If immigrants from Mexico brought that quality of simple piety and basic experience north with them, I would feel somewhat better about the invasion from Mexico—while uttering a prayer that Makin’ Bacon and his sort never make their way south to Chihuahua, Sonora, Jalisco, Zacateca, and Sinaloa to poison the forms of local piety there. They do not bring such piety north, of course, because it is precisely that simplicity of experience that immigrants to the United States are attempting to escape. Far from appreciating the human condition for what it is, they hope to transcend it; and, while we cannot entirely blame them for that, we need to realize that the immigrant “dream” we hear so much about from American politicians, journalists, and immigration activists is essentially a proletarian dream, a dream that has a very specific cultural and political component. If there is anything worse than proletarians, it is proletarians with money; and America is rapidly becoming a nation of such proletarians.

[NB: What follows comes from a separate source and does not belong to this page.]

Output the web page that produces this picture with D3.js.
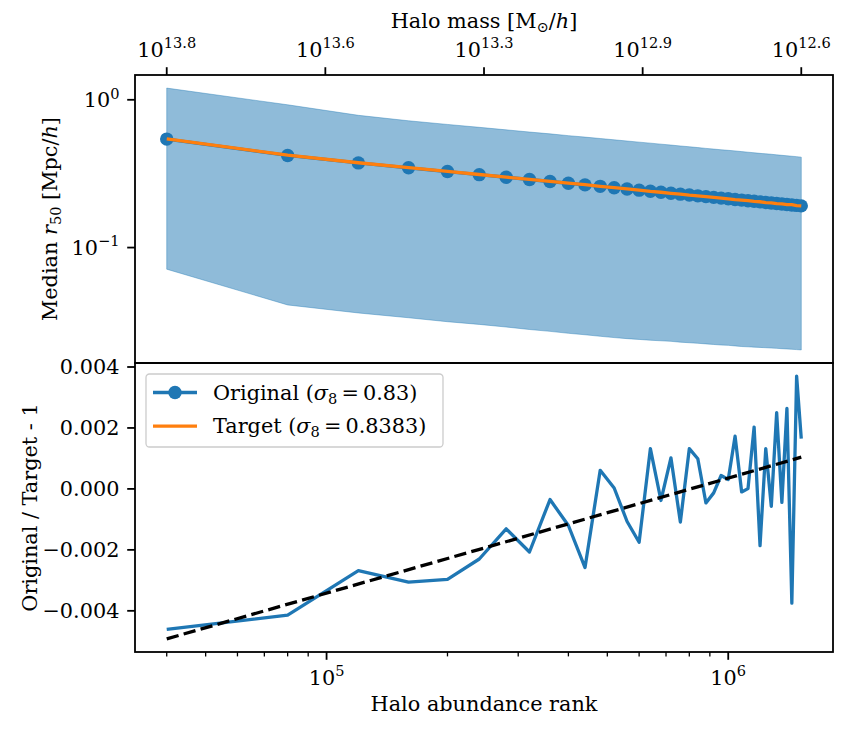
<!DOCTYPE html>
<meta charset="utf-8">
<html>
  <style>
    body, html { margin: 0; background: #fff; }
    svg { font-family: 'DejaVu Serif', serif; }
    .frame { fill: none; stroke: #000; stroke-width: 1.8; }
    .tick line { stroke: #000; }
  </style>
  <body>
    <svg id="chart"></svg>
    <script src="https://cdn.jsdelivr.net/npm/d3@7/dist/d3.min.js"></script>
    <script>
// halo abundance rank of each bin
var ranks = [40000, 80000, 120000, 160000, 200000, 240000, 280000, 320000, 360000, 400000,
  440000, 480000, 520000, 560000, 600000, 640000, 680000, 720000, 760000, 800000,
  840000, 880000, 920000, 960000, 1000000, 1040000, 1080000, 1120000, 1160000, 1200000,
  1240000, 1280000, 1320000, 1360000, 1400000, 1440000, 1480000, 1520000]

// median r50 [Mpc/h], original cosmology
var medianR50 = [0.542, 0.420, 0.374, 0.3467, 0.3268, 0.3115, 0.2991, 0.2888, 0.2800, 0.2724,
  0.2656, 0.2596, 0.2541, 0.2492, 0.2447, 0.2406, 0.2367, 0.2332, 0.2299, 0.2268,
  0.2239, 0.2212, 0.2186, 0.2161, 0.2138, 0.2116, 0.2095, 0.2075, 0.2056, 0.2038,
  0.2020, 0.2004, 0.1988, 0.1972, 0.1957, 0.1943, 0.1929, 0.1915]

// median r50 for target cosmology
var targetR50 = [0.5445, 0.4217, 0.3750, 0.3478, 0.3278, 0.3122, 0.2995, 0.2894, 0.2801, 0.2727,
  0.2663, 0.2594, 0.2541, 0.2495, 0.2451, 0.2403, 0.2368, 0.2330, 0.2302, 0.2265,
  0.2237, 0.2213, 0.2186, 0.2160, 0.2137, 0.2112, 0.2095, 0.2075, 0.2052, 0.2042,
  0.2017, 0.2005, 0.1983, 0.1973, 0.1952, 0.1950, 0.1922, 0.1912]

// spread of r50 in each bin
var bandLow = [0.0714, 0.0409, 0.0361, 0.0335, 0.0315, 0.0302, 0.0290, 0.0279, 0.0271, 0.0263,
  0.0257, 0.0251, 0.0246, 0.0242, 0.0239, 0.0236, 0.0234, 0.0232, 0.0229, 0.0227,
  0.0225, 0.0223, 0.0221, 0.0219, 0.0218, 0.0216, 0.0214, 0.0213, 0.0212, 0.0211,
  0.0210, 0.0209, 0.0208, 0.0207, 0.0206, 0.0205, 0.0204, 0.0203]
var bandHigh = [1.20, 0.925, 0.785, 0.721, 0.681, 0.651, 0.626, 0.605, 0.588, 0.572,
  0.559, 0.547, 0.536, 0.526, 0.517, 0.509, 0.501, 0.494, 0.487, 0.481,
  0.475, 0.469, 0.464, 0.459, 0.455, 0.451, 0.446, 0.442, 0.438, 0.434,
  0.431, 0.428, 0.424, 0.421, 0.418, 0.415, 0.4125, 0.409]

// original / target - 1
var ratio = [-0.00461, -0.00414, -0.00268, -0.00306, -0.00297, -0.00230, -0.00131, -0.00207, -0.00035, -0.00120,
  -0.00258, 0.00061, 0.00003, -0.00107, -0.00175, 0.00132, -0.00038, 0.00102, -0.00109, 0.00132,
  0.00099, -0.00046, -0.00013, 0.00044, 0.00031, 0.00173, -0.00010, 0.00001, 0.00203, -0.00186,
  0.00132, -0.00057, 0.00250, -0.00044, 0.00264, -0.00375, 0.00370, 0.00165]

// linear fit in log rank
var fitRanks = [40000, 1520000]
var fitRatio = [-0.00492, 0.00104]

// secondary axis: halo mass
var massTickRanks = [40000, 99300, 246600, 612300, 1520000]
var massTickLabels = ['13.8', '13.6', '13.3', '12.9', '12.6']

var rankTicks = [1e5, 1e6]
var rankMinor = [40000, 50000, 60000, 70000, 80000, 90000, 200000, 300000, 400000, 500000, 600000, 700000, 800000, 900000]
var r50Ticks = [0.1, 1]
var ratioTicks = [-0.004, -0.002, 0, 0.002, 0.004]

var W = 856, H = 732
  , left = 135, right = 833
  , top1 = 75, mid = 363, bot = 652
  , fs = 20.8
  , blue = '#1f77b4', orange = '#ff7f0e'
  , svg = d3.select('#chart').attr('width', W).attr('height', H)

function logPad(lo, hi){
  var a = Math.log10(lo), b = Math.log10(hi), m = (b - a) * 0.05
  return [Math.pow(10, a - m), Math.pow(10, b + m)]
}
function linPad(lo, hi){ var m = (hi - lo) * 0.05; return [lo - m, hi + m] }

var x = d3.scaleLog().domain(logPad(d3.min(ranks), d3.max(ranks))).range([left, right])
  , y1 = d3.scaleLog().domain(logPad(d3.min(bandLow), d3.max(bandHigh))).range([mid, top1])
  , y2 = d3.scaleLinear().domain(linPad(Math.min(d3.min(ratio), d3.min(fitRatio)),
      Math.max(d3.max(ratio), d3.max(fitRatio)))).range([bot, mid])

// rich text: parts with sup / sub / italic
function rich(sel, parts, size){
  var shift = 0
  parts.forEach(function(p){
    var ts = sel.append('tspan').text(p.t)
      , want = p.sup ? -0.42 * size : p.sub ? 0.2 * size : 0
    if (want !== shift){ ts.attr('dy', want - shift); shift = want }
    if (p.sup || p.sub) ts.attr('font-size', size * 0.7)
    if (p.i) ts.attr('font-style', 'italic')
  })
}
function pow10(sel, exp){ rich(sel, [{t: '10'}, {t: exp, sup: true}], fs) }

// ---------- top panel ----------
var g1 = svg.append('g')
var idx = d3.range(ranks.length)
g1.append('path')
  .attr('d', d3.area().x(function(i){ return x(ranks[i]) })
    .y0(function(i){ return y1(bandLow[i]) }).y1(function(i){ return y1(bandHigh[i]) })(idx))
  .attr('fill', blue).attr('fill-opacity', 0.5)
  .attr('stroke', blue).attr('stroke-opacity', 0.5).attr('stroke-width', 0.8)

g1.selectAll('.pt').data(idx).enter().append('circle')
  .attr('cx', function(i){ return x(ranks[i]) })
  .attr('cy', function(i){ return y1(medianR50[i]) })
  .attr('r', 6.7).attr('fill', blue)
g1.append('path')
  .attr('d', d3.line().x(function(i){ return x(ranks[i]) }).y(function(i){ return y1(medianR50[i]) })(idx))
  .attr('fill', 'none').attr('stroke', blue).attr('stroke-width', 3.3)
g1.append('path')
  .attr('d', d3.line().x(function(i){ return x(ranks[i]) }).y(function(i){ return y1(targetR50[i]) })(idx))
  .attr('fill', 'none').attr('stroke', orange).attr('stroke-width', 3.3)

// y ticks top
var ya1 = svg.append('g').attr('class', 'tick')
r50Ticks.forEach(function(v){
  var yy = y1(v)
  ya1.append('line').attr('x1', left - 7.8).attr('x2', left).attr('y1', yy).attr('y2', yy).attr('stroke-width', 1.8)
  var t = ya1.append('text').attr('x', left - 15.6).attr('y', yy + 7.5).attr('text-anchor', 'end').attr('font-size', fs)
  pow10(t, v === 1 ? '0' : '\u22121')
})

// top mass axis
var xa1 = svg.append('g').attr('class', 'tick')
massTickRanks.forEach(function(r, i){
  var xx = x(r)
  xa1.append('line').attr('x1', xx).attr('x2', xx).attr('y1', top1 - 7.8).attr('y2', top1).attr('stroke-width', 1.8)
  var t = xa1.append('text').attr('x', xx).attr('y', 57).attr('text-anchor', 'middle').attr('font-size', fs)
  pow10(t, massTickLabels[i])
})
var mt = svg.append('text').attr('x', (left + right) / 2).attr('y', 28).attr('text-anchor', 'middle').attr('font-size', fs)
rich(mt, [{t: 'Halo mass [M'}, {t: '\u2299', sub: true}, {t: '/'}, {t: 'h', i: true}, {t: ']'}], fs)

var yl1 = svg.append('text').attr('transform', 'translate(57,' + (top1 + mid) / 2 + ') rotate(-90)')
  .attr('text-anchor', 'middle').attr('font-size', fs)
rich(yl1, [{t: 'Median '}, {t: 'r', i: true}, {t: '50', sub: true}, {t: ' [Mpc/'}, {t: 'h', i: true}, {t: ']'}], fs)

// ---------- bottom panel ----------
var g2 = svg.append('g')
g2.append('path')
  .attr('d', d3.line().x(function(i){ return x(ranks[i]) }).y(function(i){ return y2(ratio[i]) })(idx))
  .attr('fill', 'none').attr('stroke', blue).attr('stroke-width', 3.3).attr('stroke-linejoin', 'round')
g2.append('path')
  .attr('d', d3.line().x(function(d){ return x(d[0]) }).y(function(d){ return y2(d[1]) })(d3.zip(fitRanks, fitRatio)))
  .attr('fill', 'none').attr('stroke', '#000').attr('stroke-width', 3.3).attr('stroke-dasharray', '12.3,5.3')

var ya2 = svg.append('g').attr('class', 'tick')
ratioTicks.forEach(function(v){
  var yy = y2(v)
  ya2.append('line').attr('x1', left - 7.8).attr('x2', left).attr('y1', yy).attr('y2', yy).attr('stroke-width', 1.8)
  ya2.append('text').attr('x', left - 15.6).attr('y', yy + 7.5).attr('text-anchor', 'end').attr('font-size', fs)
    .text(d3.format('.3f')(v).replace('-', '\u2212'))
})

var xa2 = svg.append('g').attr('class', 'tick')
rankMinor.forEach(function(r){
  var xx = x(r)
  xa2.append('line').attr('x1', xx).attr('x2', xx).attr('y1', bot).attr('y2', bot + 4.4).attr('stroke-width', 1.3)
})
rankTicks.forEach(function(r){
  var xx = x(r)
  xa2.append('line').attr('x1', xx).attr('x2', xx).attr('y1', bot).attr('y2', bot + 7.8).attr('stroke-width', 1.8)
  var t = xa2.append('text').attr('x', xx).attr('y', 685).attr('text-anchor', 'middle').attr('font-size', fs)
  pow10(t, String(Math.round(Math.log10(r))))
})
svg.append('text').attr('x', (left + right) / 2).attr('y', 711).attr('text-anchor', 'middle')
  .attr('font-size', fs).text('Halo abundance rank')
svg.append('text').attr('transform', 'translate(37,' + (mid + bot) / 2 + ') rotate(-90)')
  .attr('text-anchor', 'middle').attr('font-size', fs).text('Original / Target - 1')

// legend
var lg = svg.append('g').attr('transform', 'translate(146,374)')
lg.append('rect').attr('width', 297).attr('height', 73).attr('rx', 3.5)
  .attr('fill', '#fff').attr('fill-opacity', 0.8).attr('stroke', '#cccccc').attr('stroke-width', 1.3)
var entries = [
  {c: blue, dot: true, parts: [{t: 'Original ('}, {t: '\u03c3', i: true}, {t: '8', sub: true}, {t: '\u2009=\u20090.83)'}]},
  {c: orange, dot: false, parts: [{t: 'Target ('}, {t: '\u03c3', i: true}, {t: '8', sub: true}, {t: '\u2009=\u20090.8383)'}]}
]
entries.forEach(function(e, i){
  var yy = 18.5 + i * 33.7
  lg.append('line').attr('x1', 7).attr('x2', 51).attr('y1', yy).attr('y2', yy).attr('stroke', e.c).attr('stroke-width', 3.3)
  if (e.dot) lg.append('circle').attr('cx', 29).attr('cy', yy).attr('r', 6.7).attr('fill', e.c)
  var t = lg.append('text').attr('x', 67).attr('y', yy + 7).attr('font-size', fs)
  rich(t, e.parts, fs)
})

// frames
svg.append('rect').attr('class', 'frame').attr('x', left).attr('y', top1).attr('width', right - left).attr('height', mid - top1)
svg.append('rect').attr('class', 'frame').attr('x', left).attr('y', mid).attr('width', right - left).attr('height', bot - mid)
    </script>
  </body>
</html>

Since the 1920’s, America has been a proletarian’s dream, which is why she has become a magnet for the proletariat internationally. Native-born Americans have devolved from a free and independent people into a wealthy proletariat—which is not a contradiction in terms when you think of how servile politically, how puerile and degenerate culturally, we have allowed ourselves to become. What is most attractive about America for today’s immigrants is precisely what sophisticated and intelligent Old Americans abhor most about their country: shopping malls and fast food, slovenly clothing, movies, TV, rock music, mass sports events—in other words, bread and circuses.
It is not that Americans are assimilating to the immigrants; instead, both are meeting halfway to form the North American component of an international proletariat that happens to be American in the same way that U.S.-based international corporations happen to be American. In other words, both natives and immigrants are assimilating to an international ideal—one that is created, fostered, and developed by globalist financiers, corporatists, and politicians alike—inspired by the American example. Immigration, viewed in this way, is quite literally the fusion and reinforcement of the worst of both worlds, the Third and the First.
Those simple, open, warm Indians—and we need to remember that, when we speak of Mexicans, we really mean Indians working for the Indian, not the Spanish, reconquista—I know from riding the third-class trains in Mexico, attending the bullfights there, walking the streets, and eating and drinking in the restaurants and cantinas, become a very different people when they cross the border to settle in El Norte. Partly, this is just human nature, whose hostile, competitive, and exclusivist side is always encouraged by the presence of its own kind in numbers. Increasingly, however, it is assuming a deliberate political aspect, developed and encouraged by politicians in Mexico City determined to established a powerful Fifth Column in the United States. Whether the aim ultimately is reconquista does not really matter. In fact, I can imagine that Washington, say a half-century from now, will be delighted to give Texas and California back to Mexico (if she wants them back, that is). Why buy the cow when you can get milk through the fence?
And it is not just Mexican immigrants who are getting aggressive. “Spokesmen” for the Asian immigrant community are beginning to follow the Mexicans’ example. My late friend Jim Rauen, who spent his life in Chicago before he retired to New Mexico, told me a story about a Korean couple who owned the condominium next door to his on the Gold Coast. “You know,” the Korean wife told Jim, “we think you and Ann should know how Koreans feel about white people. We think you’re lazy and you’re stupid and you’re ugly, and also you smell. We Koreans expect to take over America and run it for ourselves. No offense, you understand. Just so you do understand.” (If it had been I instead of Jim, the only honest Korean immigrant in America would have been a dead Korean immigrant as well.)
An implicit theme of my book, The Immigration Mystique, is that, contrary to received opinion among even immigration restrictionists and reformists, the post-1965 immigrant groups are not the only ones who have not assimilated. The post-Civil War immigrants—the Irish to some extent, the Slavs, the Southern Europeans, and those from Eastern Europe—have not, either. Needless to say, this was among the least popular arguments in a very unpopular book, and I have regretted ever since that I neglected to appeal to Daniel Patrick Moynihan’s and Nathan Glazer’s Beyond the Melting Pot as well as Michael Novak’s Rise of the Unmeltable Ethnics for support. All three men made the same argument that I did, while staying rich, famous, and respected into the bargain, being obviously non-WASP. I could not get away with saying the same thing, of course. (With a name like Chilton Williamson, Jr., no one suspects you of being Catholic.)
For most of America’s history—up until 1965, that is—the dominant WASP population was resented and disliked by non-Protestant, non-British immigrant groups. Since 1965, that dislike and jealous resentment has been transferred to European-Americans generally by non-European immigrants, encouraged by a natural sense of ethnic and cultural hostility and identity as well as by the suicidal impulses of European-America itself. Today, the only conceivable advocate for assimilation is the federal government, for whom assimilation only amounts to another form of “homeland security.” And we may easily imagine what a national crusade for assimilation in that context would entail.
So it comes down, finally, to this: If there is no need for something, there is everything to be said against having it, and nothing to be said for. Does America really need 30 million foreign-born proles arriving over a period of three decades to complement the 200 million native ones already here? Whether assimilated or not, more immigrants spell nothing but inconvenience, at best, and disaster, at worst, for this country.